NEW YORK – U.S. stocks sank Monday, capping the worst three-day loss for the Standard & Poor’s 500 index since 2011, as investors weighed prospects for slowing global growth and the spread of Ebola.
Halliburton, Dow Chemical and Merck & Co. lost at least 4.3 percent to pace declines in energy, commodity and health-care companies that led the market lower. Spirit Airlines, United Continental Holdings and American Airlines Group sank more than 7 percent as the Bloomberg U.S. Airlines Index extended its loss since Sept. 2 to 22 percent.
The S&P 500 slid 1.6 percent to 1,874.74, falling below its average from the past 200 days of 1,905 for the first time in two years.

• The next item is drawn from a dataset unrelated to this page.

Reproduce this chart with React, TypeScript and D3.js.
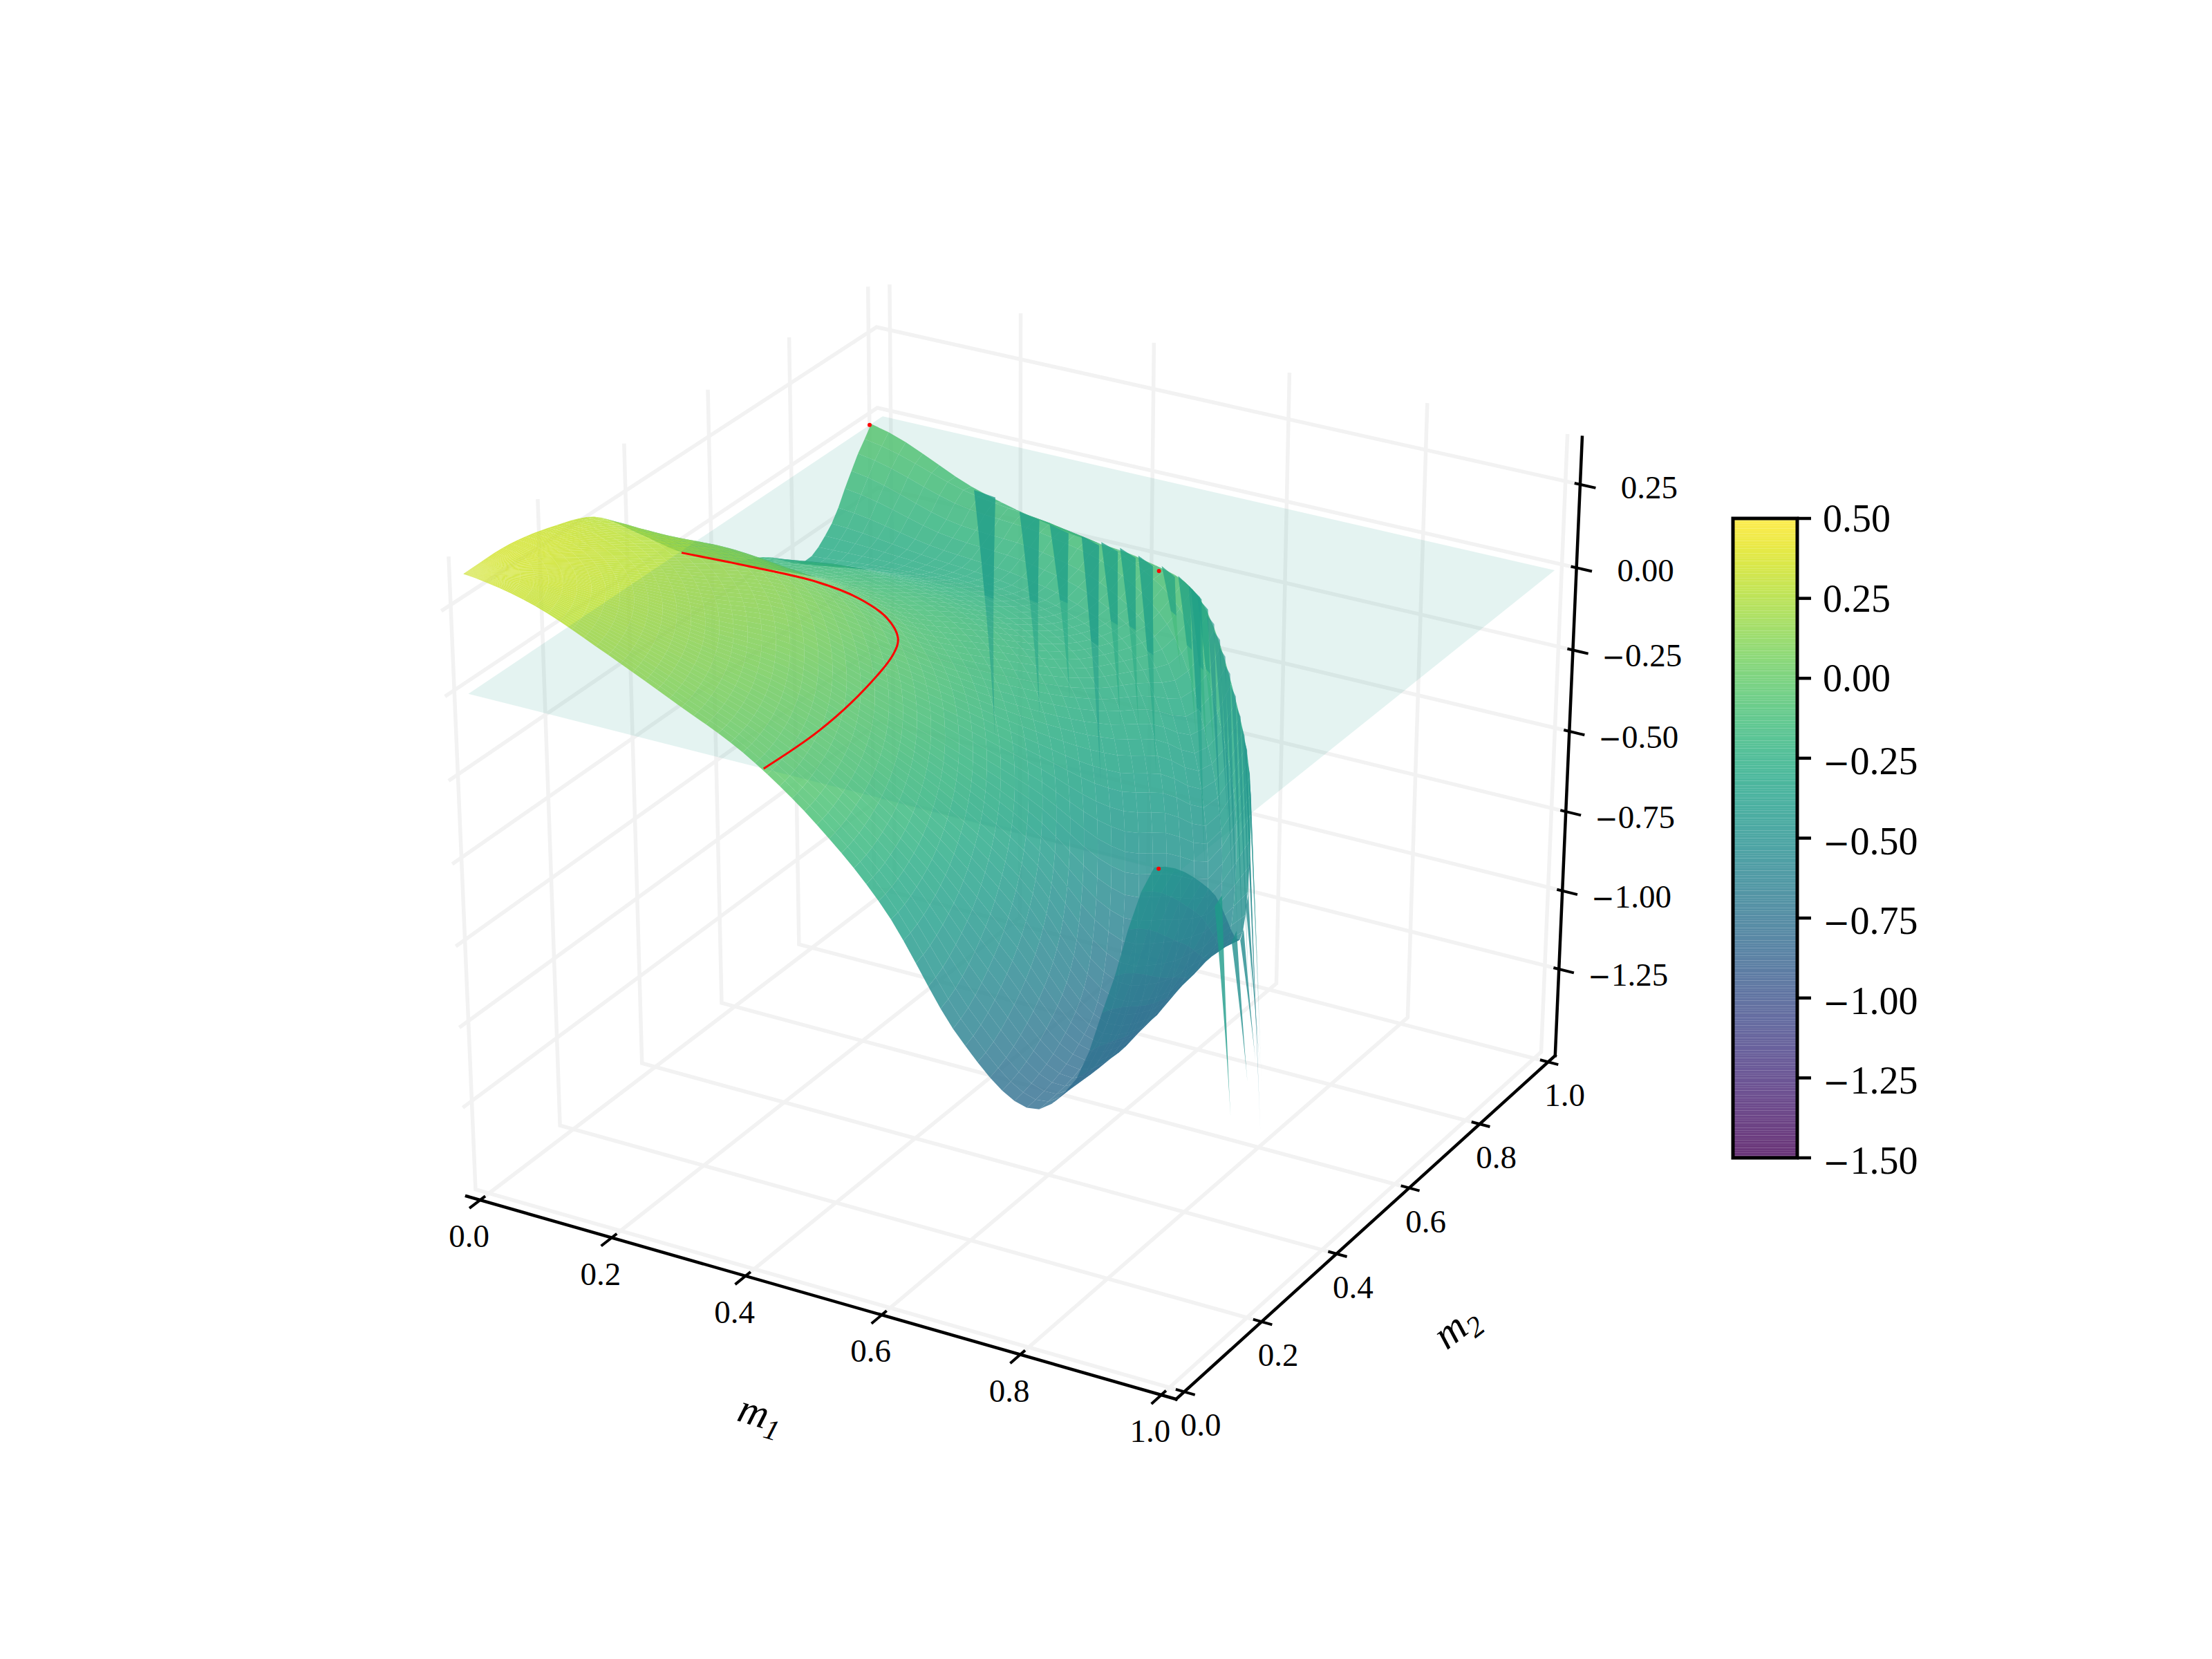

The index extended its three- day drop to 4.8 percent and closed at the lowest since May 20. The Dow Jones industrial average sank 223.03 points, or 1.3 percent, to 16,321.07. The Nasdaq composite index sank 1.5 percent and the Russell 2000 index declined 0.4 percent.
“It seemed like we were finally having a little slowing in selloff momentum, but obviously the bears won out here,” Joe Bell, a senior equity analyst in Cincinnati at Schaeffer’s Investment Research, said by phone. Ebola is adding to “overall uncertainty and fear amongst Americans. Energy and oil are continuing to take a beating and are leading the market lower.”
Benchmark stock indexes fluctuated between gains and losses for much of the day before extending declines in the final two hours of trading as the S&P returned below its 200-day average.
Medical crews surrounded an Emirates Airline plane at Boston’s Logan Airport and five passengers aboard the flight from Dubai were taken off, WCVB reported, though there was no indication the sick travelers had Ebola.
The Chicago Board Options Exchange volatility index, the benchmark gauge of U.S. options prices, jumped 16 percent to 24.64, the highest level since June 2012. The so-called VIX, which gauges the cost of options to protect against further declines in equities, was down for the day before stocks extended declines in the final 90 minutes of the session.
“It looked like there were sell programs set up to sell off when the S&P looked like it was going to close below the 200-day moving average,” Randy Frederick, managing director of trading and derivatives at Charles Schwab, said by phone from Austin, Texas. “My guess is that it’s probably going to be weak in the morning.”
The S&P 500 has lost 6.8 percent from its last record closing level on Sept. 18, its worst retreat from a high since 2012.
A rout in global equities wiped $1.54 trillion from shares last week, with the S&P 500 tumbling 3.1 percent for its worst drop in two years, amid growing concern of an international economic slowdown. Chicago Fed President Charles Evans today reiterated his concern that inflation may rise only slowly to the U.S. central bank’s 2 percent goal and said policy makers should be “exceptionally patient” in adjusting monetary policy.
Fed officials said over the weekend that the threat from overseas may lead to rate increases being delayed. The remarks highlighted mounting concern over the improving U.S. economy’s ability to withstand foreign weakness and a strengthening dollar.